Dataset records>
━━━━━━━━

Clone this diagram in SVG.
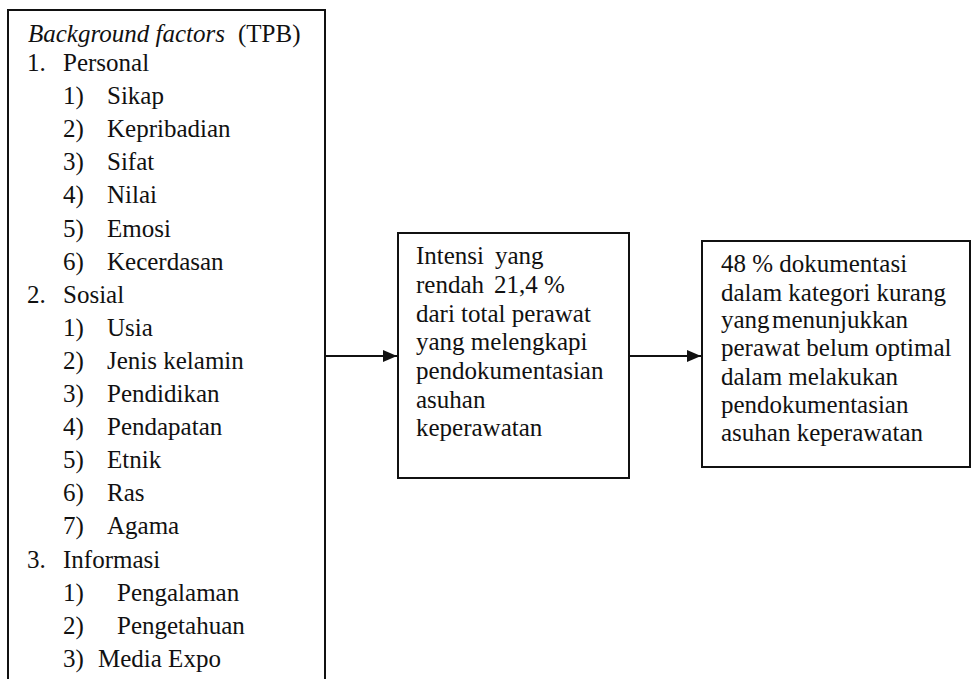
<svg xmlns="http://www.w3.org/2000/svg" width="974" height="679" viewBox="0 0 974 679">
<style>
.box{fill:#fff;stroke:#111;stroke-width:2}
.t{font-size:25px;fill:#111}
.i{font-style:italic}
.con{stroke:#111;stroke-width:2;fill:none}
</style>
<defs>
<marker id="ah" markerWidth="14" markerHeight="12" refX="14" refY="6" orient="auto" markerUnits="userSpaceOnUse">
<path d="M0,0 L14,6 L0,12 Z" fill="#111"/>
</marker>
</defs>
<rect width="974" height="679" fill="#fff"/>
<g id="background-factors" font-family="Liberation Serif, DejaVu Serif, serif">
<rect class="box" x="8" y="10" width="317" height="700"/>
<text class="t" x="28" y="42"><tspan class="i">Background factors</tspan><tspan x="238">(TPB)</tspan></text>
<text class="t" x="27" y="71">1.<tspan x="63">Personal</tspan></text>
<text class="t" x="63" y="104.1">1)<tspan x="107">Sikap</tspan></text>
<text class="t" x="63" y="137.2">2)<tspan x="107">Kepribadian</tspan></text>
<text class="t" x="63" y="170.3">3)<tspan x="107">Sifat</tspan></text>
<text class="t" x="63" y="203.4">4)<tspan x="107">Nilai</tspan></text>
<text class="t" x="63" y="236.5">5)<tspan x="107">Emosi</tspan></text>
<text class="t" x="63" y="269.6">6)<tspan x="107">Kecerdasan</tspan></text>
<text class="t" x="27" y="302.7">2.<tspan x="63">Sosial</tspan></text>
<text class="t" x="63" y="335.8">1)<tspan x="107">Usia</tspan></text>
<text class="t" x="63" y="368.9">2)<tspan x="107">Jenis kelamin</tspan></text>
<text class="t" x="63" y="402">3)<tspan x="107">Pendidikan</tspan></text>
<text class="t" x="63" y="435.1">4)<tspan x="107">Pendapatan</tspan></text>
<text class="t" x="63" y="468.2">5)<tspan x="107">Etnik</tspan></text>
<text class="t" x="63" y="501.3">6)<tspan x="107">Ras</tspan></text>
<text class="t" x="63" y="534.4">7)<tspan x="107">Agama</tspan></text>
<text class="t" x="27" y="567.5">3.<tspan x="63">Informasi</tspan></text>
<text class="t" x="63" y="600.6">1)<tspan x="117">Pengalaman</tspan></text>
<text class="t" x="63" y="633.7">2)<tspan x="117">Pengetahuan</tspan></text>
<text class="t" x="63" y="666.8">3)<tspan x="98">Media Expo</tspan></text>
</g>
<g id="intensi" font-family="Liberation Serif, DejaVu Serif, serif">
<rect class="box" x="398" y="233" width="231" height="245"/>
<text class="t" x="416" y="264">Intensi<tspan x="495">yang</tspan></text>
<text class="t" x="416" y="293">rendah<tspan x="494">21,4 %</tspan></text>
<text class="t" x="416" y="322">dari total perawat</text>
<text class="t" x="416" y="350">yang melengkapi</text>
<text class="t" x="416" y="379">pendokumentasian</text>
<text class="t" x="416" y="408">asuhan</text>
<text class="t" x="416" y="436">keperawatan</text>
</g>
<g id="dokumentasi" font-family="Liberation Serif, DejaVu Serif, serif">
<rect class="box" x="702" y="241" width="268" height="226"/>
<text class="t" x="721" y="272">48 % dokumentasi</text>
<text class="t" x="721" y="301">dalam kategori kurang</text>
<text class="t" x="721" y="328">yang<tspan x="772">menunjukkan</tspan></text>
<text class="t" x="721" y="356">perawat belum optimal</text>
<text class="t" x="721" y="385">dalam melakukan</text>
<text class="t" x="721" y="413">pendokumentasian</text>
<text class="t" x="721" y="441">asuhan keperawatan</text>
</g>
<g id="connectors">
<line class="con" x1="325" y1="356" x2="397" y2="356" marker-end="url(#ah)"/>
<line class="con" x1="629" y1="356" x2="701" y2="356" marker-end="url(#ah)"/>
</g>
</svg>
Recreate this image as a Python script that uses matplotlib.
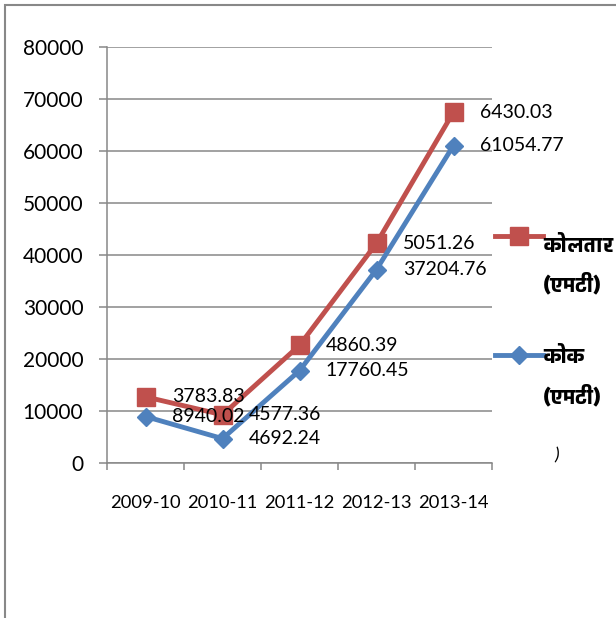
import matplotlib
matplotlib.use("Agg")
import matplotlib.pyplot as plt
from matplotlib import font_manager
from matplotlib.ft2font import FT2Font
from matplotlib.lines import Line2D
from matplotlib.patches import Rectangle

years = ["2009-10", "2010-11", "2011-12", "2012-13", "2013-14"]
coke = [8940.02, 4692.24, 17760.45, 37204.76, 61054.77]
coal_tar = [3783.83, 4577.36, 4860.39, 5051.26, 6430.03]
series_names = ["कोलतार\n(एमटी)", "कोक\n(एमटी)"]

RED = "#C0504D"
BLUE = "#4F81BD"
GRID = "#888888"


def find_font(ch):
    # any installed font with this glyph, bold one if there is one
    found = []
    for f in font_manager.fontManager.ttflist:
        try:
            if ord(ch) in FT2Font(f.fname).get_charmap():
                found.append(f)
        except Exception:
            pass
    if not found:
        return None
    found.sort(key=lambda f: -(f.weight if isinstance(f.weight, int) else 400))
    return found[0]


installed = {f.name for f in font_manager.fontManager.ttflist}
base = "Lato" if "Lato" in installed else "DejaVu Sans"
plt.rcParams["font.family"] = [base, "DejaVu Sans"]
deva = find_font("क")
if deva is not None:
    leg_font = font_manager.FontProperties(fname=deva.fname, size=15)
else:
    leg_font = font_manager.FontProperties(family=[base, "DejaVu Sans"], size=15, weight="bold")

# stacked line chart: coal tar sits on top of coke
stacked = [a + b for a, b in zip(coke, coal_tar)]

W, H = 616, 618
fig = plt.figure(figsize=(W / 100, H / 100), dpi=100)
ax = fig.add_axes([107 / W, 1 - 463 / H, 385 / W, 416 / H])

x = list(range(len(years)))
ax.plot(x, stacked, color=RED, lw=3.5, marker="s", ms=13, zorder=3)
ax.plot(x, coke, color=BLUE, lw=3.5, marker="D", ms=9.5, zorder=4)

for xi, y, lab in zip(x, stacked, coal_tar):
    ax.annotate("%.2f" % lab, (xi, y), xytext=(19, 0), textcoords="offset points",
                va="center", ha="left", fontsize=14, zorder=5)
for xi, y, lab in zip(x, coke, coke):
    ax.annotate("%.2f" % lab, (xi, y), xytext=(19, 0), textcoords="offset points",
                va="center", ha="left", fontsize=14, zorder=5)

ax.set_xlim(-0.5, len(years) - 0.5)
ax.set_ylim(0, 80000)
ax.set_yticks(range(0, 80001, 10000))
ax.set_xticks(x)
ax.set_xticklabels(years)
ax.set_xticks([i - 0.5 for i in range(len(years) + 1)], minor=True)
ax.yaxis.grid(True, color=GRID, lw=1.1)
ax.set_axisbelow(True)
for s in ["top", "right"]:
    ax.spines[s].set_visible(False)
for s in ["left", "bottom"]:
    ax.spines[s].set_color(GRID)
    ax.spines[s].set_linewidth(1.1)
ax.tick_params(axis="y", length=6, width=1.1, color=GRID, pad=11, labelsize=15)
ax.tick_params(axis="x", which="major", length=0, pad=23, labelsize=13.2)
ax.tick_params(axis="x", which="minor", length=5, width=1.1, color=GRID)

# legend drawn by hand so the key lines up with the first text line
legend_rows = [(RED, "s", 13, 236, 246, 285), (BLUE, "D", 9.5, 355, 357, 397)]
for (col, mk, ms, ly, t1, t2), name in zip(legend_rows, series_names):
    first, second = name.split("\n")
    fig.add_artist(Line2D([495 / W, 519 / W, 543 / W], [1 - ly / H] * 3, color=col, lw=3.5,
                          marker=mk, ms=ms, markevery=[1], transform=fig.transFigure))
    fig.text(543 / W, 1 - t1 / H, first, ha="left", va="center", fontproperties=leg_font)
    fig.text(543 / W, 1 - t2 / H, second, ha="left", va="center", fontproperties=leg_font)
fig.text(557 / W, 1 - 455 / H, ")", ha="center", va="center", fontsize=13, style="italic")

# chart area border, cut off at the right and bottom
fig.add_artist(Rectangle((5 / W, -0.1), 1.2, 1 - 5 / H + 0.1, transform=fig.transFigure,
                         fill=False, edgecolor=GRID, lw=1.5))

fig.savefig("out.png", dpi=100)
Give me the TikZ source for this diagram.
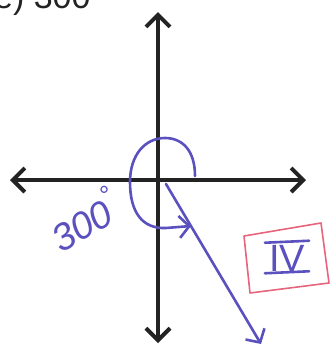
\documentclass[tikz,border=0pt]{standalone}
\usepackage{fontspec}
\setmainfont{Liberation Sans}
\usetikzlibrary{arrows.meta,calc}
\definecolor{ink}{RGB}{90,80,190}
\definecolor{axis}{RGB}{35,35,35}
\definecolor{boxred}{RGB}{232,100,125}
\begin{document}
\begin{tikzpicture}[x=1pt,y=-1pt,
  axisline/.style={draw=axis,line width=4pt,-{Straight Barb[length=12pt,width=24pt,line width=4pt]}},
  inkline/.style={draw=ink,line width=2.6pt,line cap=round,line join=round},
  inktip/.style={-{Straight Barb[length=10pt,width=22pt,line width=2.6pt]}},
  handtext/.style={text=ink,font=\itshape\fontsize{38}{38}\selectfont,inner sep=0pt}]
\useasboundingbox (0,0) rectangle (336,354);
\begin{scope}
\clip (0,0) rectangle (336,354);
% cut-off title
\node[anchor=base west,inner sep=0pt,font=\fontsize{34}{34}\selectfont,text=axis] (title) at (-6,8) {e) 300};
\end{scope}
% axes
\coordinate (O) at (158,180);
\coordinate (top) at (158,12);
\coordinate (bot) at (158,343);
\coordinate (lef) at (10,180);
\coordinate (rig) at (306,180);
\draw[axisline] (O) -- (top);
\draw[axisline] (O) -- (bot);
\draw[axisline] (O) -- (lef);
\draw[axisline] (O) -- (rig);
% rotation arc
\coordinate (arcS) at (195,176);
\coordinate (arcE) at (191,226);
\draw[inkline,inktip] (arcS) .. controls (195,150) and (182,138) .. (165,138)
   .. controls (145,138) and (130,155) .. (130,182)
   .. controls (130,212) and (142,229) .. (166,228) -- (arcE);
% terminal side
\coordinate (tS) at (166,184);
\coordinate (tE) at (261,344);
\draw[inkline,inktip] (tS) -- (tE);
% angle label
\node[handtext,rotate=30] (lbl) at (84,219) {300\raisebox{0.5em}{\fontsize{26}{26}\selectfont°}};
% quadrant box
\draw[draw=boxred,line width=1.6pt,line join=round] (244,236) -- (321,223) -- (329,283) -- (250,293) -- cycle;
\node[text=ink,font=\fontsize{38}{38}\selectfont,inner sep=0pt] (iv) at (287,258) {IV};
\draw[inkline] ($(iv.north west)+(-4,-2)$) -- ($(iv.north east)+(4,-4)$);
\draw[inkline] ($(iv.south west)+(-4,2)$) -- ($(iv.south east)+(4,0)$);
\end{tikzpicture}
\end{document}
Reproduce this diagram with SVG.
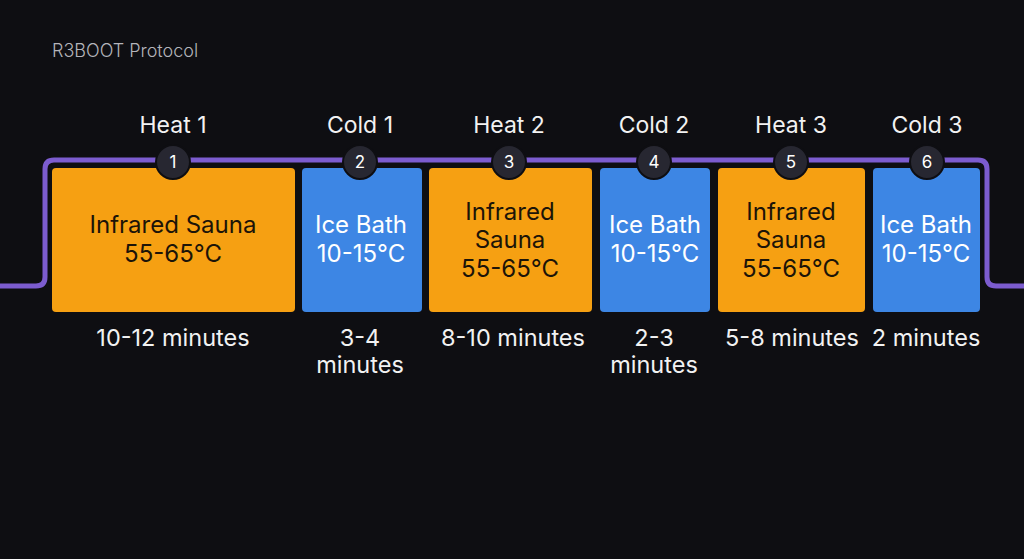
<svg xmlns="http://www.w3.org/2000/svg" width="1024" height="559" viewBox="0 0 1024 559">
<style>
.bg{fill:#0e0e12}
.title{font-family:Inter,"Liberation Sans",sans-serif;font-size:18px;fill:#b4b4ba;font-weight:300}
.lbl{font-family:Inter,"Liberation Sans",sans-serif;font-size:23px;fill:#f2f2f2;text-anchor:middle}
.dur{font-family:Inter,"Liberation Sans",sans-serif;font-size:23.5px;fill:#f2f2f2;text-anchor:middle}
.heat rect{fill:#f6a012}
.cold rect{fill:#3d86e4}
.heat text{font-family:Inter,"Liberation Sans",sans-serif;font-size:24px;fill:#1c1408;text-anchor:middle}
.cold text{font-family:Inter,"Liberation Sans",sans-serif;font-size:24px;fill:#ffffff;text-anchor:middle}
.badge circle{fill:#272731;stroke:#0e0e12;stroke-width:2}
.badge text{font-family:Inter,"Liberation Sans",sans-serif;font-size:17px;fill:#ffffff;text-anchor:middle}
.path{fill:none;stroke:#7c5ccf;stroke-width:5}
</style>
<rect class="bg" x="0" y="0" width="1024" height="559"/>
<text class="title" x="52" y="57">R3BOOT Protocol</text>
<g id="connectors">
<path class="path" d="M0,286 H36 Q45,286 45,277 V169 Q45,160 54,160 H978 Q987,160 987,169 V277 Q987,286 996,286 H1024"/>
</g>
<g id="node1" class="heat">
<rect x="52" y="168" width="243" height="144" rx="4"/>
<text x="173" y="233">Infrared Sauna</text>
<text x="173" y="262">55-65°C</text>
</g>
<g id="node2" class="cold">
<rect x="302" y="168" width="120" height="144" rx="4"/>
<text x="361" y="233">Ice Bath</text>
<text x="361" y="262">10-15°C</text>
</g>
<g id="node3" class="heat">
<rect x="429" y="168" width="163" height="144" rx="4"/>
<text x="510" y="220">Infrared</text>
<text x="510" y="248">Sauna</text>
<text x="510" y="277">55-65°C</text>
</g>
<g id="node4" class="cold">
<rect x="600" y="168" width="110" height="144" rx="4"/>
<text x="655" y="233">Ice Bath</text>
<text x="655" y="262">10-15°C</text>
</g>
<g id="node5" class="heat">
<rect x="718" y="168" width="147" height="144" rx="4"/>
<text x="791" y="220">Infrared</text>
<text x="791" y="248">Sauna</text>
<text x="791" y="277">55-65°C</text>
</g>
<g id="node6" class="cold">
<rect x="873" y="168" width="107" height="144" rx="4"/>
<text x="926" y="233">Ice Bath</text>
<text x="926" y="262">10-15°C</text>
</g>
<g id="badges">
<g class="badge"><circle cx="173" cy="162" r="17"/><text x="173" y="168">1</text></g>
<g class="badge"><circle cx="360" cy="162" r="17"/><text x="360" y="168">2</text></g>
<g class="badge"><circle cx="509" cy="162" r="17"/><text x="509" y="168">3</text></g>
<g class="badge"><circle cx="654" cy="162" r="17"/><text x="654" y="168">4</text></g>
<g class="badge"><circle cx="791" cy="162" r="17"/><text x="791" y="168">5</text></g>
<g class="badge"><circle cx="927" cy="162" r="17"/><text x="927" y="168">6</text></g>
</g>
<g id="labels">
<text class="lbl" x="173" y="133">Heat 1</text>
<text class="lbl" x="360" y="133">Cold 1</text>
<text class="lbl" x="509" y="133">Heat 2</text>
<text class="lbl" x="654" y="133">Cold 2</text>
<text class="lbl" x="791" y="133">Heat 3</text>
<text class="lbl" x="927" y="133">Cold 3</text>
</g>
<g id="durations">
<text class="dur" x="173" y="346">10-12 minutes</text>
<text class="dur" x="360" y="346">3-4</text>
<text class="dur" x="360" y="373">minutes</text>
<text class="dur" x="513" y="346">8-10 minutes</text>
<text class="dur" x="654" y="346">2-3</text>
<text class="dur" x="654" y="373">minutes</text>
<text class="dur" x="792" y="346">5-8 minutes</text>
<text class="dur" x="926" y="346">2 minutes</text>
</g>
</svg>
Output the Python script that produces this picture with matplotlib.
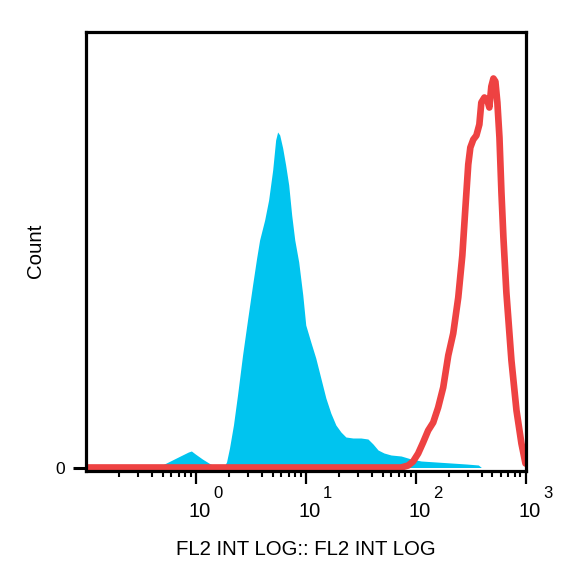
import numpy as np
import matplotlib.pyplot as plt

plt.rcParams['font.family'] = ['Liberation Sans', 'DejaVu Sans']

# FL2 channel positions are stored as decades (log10 of intensity)
blue_dec = [-1.0, -0.37, -0.324, -0.233, -0.142, -0.068, -0.041, -0.005, 0.059, 0.132,
            0.205, 0.251, 0.279, 0.306, 0.342, 0.379, 0.425, 0.470, 0.516, 0.553,
            0.580, 0.626, 0.662, 0.699, 0.726, 0.744, 0.763, 0.790, 0.817, 0.845,
            0.872, 0.900, 0.936, 0.973, 1.000, 1.046, 1.091, 1.137, 1.183, 1.228,
            1.274, 1.320, 1.365, 1.429, 1.502, 1.566, 1.612, 1.658, 1.712, 1.776,
            1.868, 1.959, 2.050, 2.187, 2.324, 2.461, 2.571, 2.598, 3.0]
blue_count = [0, 0, 1.5, 6.5, 11.5, 15.5, 16.5, 13.5, 8.5, 3.5,
              0.5, 0, 5.5, 19.5, 42.5, 72.5, 112.5, 147.5, 182.5, 209.5,
              227.5, 247.5, 267.5, 297.5, 327.5, 335.5, 332.5, 319.5, 302.5, 282.5,
              252.5, 227.5, 205.5, 172.5, 142.5, 125.5, 109.5, 89.5, 69.5, 54.5,
              42.5, 35.5, 30.5, 29.5, 29.5, 28.5, 23.5, 17.5, 14.5, 12.5,
              11.5, 8.5, 6.5, 5.5, 4.5, 3.5, 2.5, 0, 0]

red_dec = [-1.0, 1.868, 1.932, 1.977, 2.023, 2.068, 2.114, 2.160, 2.205, 2.251,
           2.297, 2.342, 2.388, 2.425, 2.452, 2.479, 2.498, 2.525, 2.553, 2.580,
           2.598, 2.626, 2.653, 2.671, 2.689, 2.708, 2.726, 2.744, 2.763, 2.781,
           2.799, 2.826, 2.872, 2.918, 2.963, 3.0]
red_count = [0, 0, 2, 6, 14, 25, 37, 45, 60, 80,
             112, 134, 170, 212, 258, 303, 320, 328, 332, 343,
             365, 370, 367, 360, 381, 389, 386, 365, 330, 275,
             230, 175, 107, 57, 24, 4]

major_ticks = [1, 10, 100, 1000]
exponents = ['0', '1', '2', '3']

blue_x = 10 ** np.array(blue_dec)
red_x = 10 ** np.array(red_dec)

fig = plt.figure(figsize=(5.84, 5.84), dpi=100)
ax = fig.add_axes([86 / 584, 113.5 / 584, 439.5 / 584, 439 / 584])

ax.fill_between(blue_x, blue_count, 0, color='#00C4EF', linewidth=0)
ax.plot(red_x, red_count, color='#EE4242', lw=4.8, solid_joinstyle='round',
        solid_capstyle='round')

ax.set_xscale('log')
ax.set_xlim(0.1, 1000)
ax.set_ylim(-3, 436)

for s in ax.spines.values():
    s.set_linewidth(2.3)

ax.set_xticks(major_ticks)
ax.set_xticks([m * 10.0 ** k for k in range(-1, 3) for m in range(2, 10)], minor=True)
ax.set_xticklabels([])
ax.xaxis.set_minor_formatter(plt.NullFormatter())
ax.tick_params(axis='x', which='major', length=9.4, width=1.6, direction='out')
ax.tick_params(axis='x', which='minor', length=4.3, width=1.5, direction='out')

ax.set_yticks([0])
ax.set_yticklabels(['0'])
ax.tick_params(axis='y', length=9.4, width=2.2, pad=5.8, labelsize=12.5)

# tick labels 10^n drawn as base plus raised exponent
for t, e in zip(major_ticks, exponents):
    ax.annotate('10', xy=(t, 0), xycoords=('data', 'axes fraction'),
                xytext=(4, -46.5), textcoords='offset pixels',
                ha='center', va='baseline', fontsize=14.5, annotation_clip=False)
    ax.annotate(e, xy=(t, 0), xycoords=('data', 'axes fraction'),
                xytext=(22, -27.5), textcoords='offset pixels',
                ha='center', va='baseline', fontsize=12, annotation_clip=False)

ax.set_xlabel('FL2 INT LOG:: FL2 INT LOG', fontsize=14.7, va='baseline')
ax.xaxis.set_label_coords(0.5, -(555 - 470.5) / 439)
ax.set_ylabel('Count', fontsize=14.7, va='baseline')
ax.yaxis.set_label_coords((41.5 - 86) / 439.5, 0.5)

fig.savefig('out.png', dpi=100)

━━━━━━━━

Given problem>
Do not copy any pictures. Retype exactly the stretch from the line with "Output the Python" through the line with "solid_capstyle='round')".

Result below>
Output the Python script that produces this picture with matplotlib.
import numpy as np
import matplotlib.pyplot as plt

plt.rcParams['font.family'] = ['Liberation Sans', 'DejaVu Sans']

# FL2 channel positions are stored as decades (log10 of intensity)
blue_dec = [-1.0, -0.37, -0.324, -0.233, -0.142, -0.068, -0.041, -0.005, 0.059, 0.132,
            0.205, 0.251, 0.279, 0.306, 0.342, 0.379, 0.425, 0.470, 0.516, 0.553,
            0.580, 0.626, 0.662, 0.699, 0.726, 0.744, 0.763, 0.790, 0.817, 0.845,
            0.872, 0.900, 0.936, 0.973, 1.000, 1.046, 1.091, 1.137, 1.183, 1.228,
            1.274, 1.320, 1.365, 1.429, 1.502, 1.566, 1.612, 1.658, 1.712, 1.776,
            1.868, 1.959, 2.050, 2.187, 2.324, 2.461, 2.571, 2.598, 3.0]
blue_count = [0, 0, 1.5, 6.5, 11.5, 15.5, 16.5, 13.5, 8.5, 3.5,
              0.5, 0, 5.5, 19.5, 42.5, 72.5, 112.5, 147.5, 182.5, 209.5,
              227.5, 247.5, 267.5, 297.5, 327.5, 335.5, 332.5, 319.5, 302.5, 282.5,
              252.5, 227.5, 205.5, 172.5, 142.5, 125.5, 109.5, 89.5, 69.5, 54.5,
              42.5, 35.5, 30.5, 29.5, 29.5, 28.5, 23.5, 17.5, 14.5, 12.5,
              11.5, 8.5, 6.5, 5.5, 4.5, 3.5, 2.5, 0, 0]

red_dec = [-1.0, 1.868, 1.932, 1.977, 2.023, 2.068, 2.114, 2.160, 2.205, 2.251,
           2.297, 2.342, 2.388, 2.425, 2.452, 2.479, 2.498, 2.525, 2.553, 2.580,
           2.598, 2.626, 2.653, 2.671, 2.689, 2.708, 2.726, 2.744, 2.763, 2.781,
           2.799, 2.826, 2.872, 2.918, 2.963, 3.0]
red_count = [0, 0, 2, 6, 14, 25, 37, 45, 60, 80,
             112, 134, 170, 212, 258, 303, 320, 328, 332, 343,
             365, 370, 367, 360, 381, 389, 386, 365, 330, 275,
             230, 175, 107, 57, 24, 4]

major_ticks = [1, 10, 100, 1000]
exponents = ['0', '1', '2', '3']

blue_x = 10 ** np.array(blue_dec)
red_x = 10 ** np.array(red_dec)

fig = plt.figure(figsize=(5.84, 5.84), dpi=100)
ax = fig.add_axes([86 / 584, 113.5 / 584, 439.5 / 584, 439 / 584])

ax.fill_between(blue_x, blue_count, 0, color='#00C4EF', linewidth=0)
ax.plot(red_x, red_count, color='#EE4242', lw=4.8, solid_joinstyle='round',
        solid_capstyle='round')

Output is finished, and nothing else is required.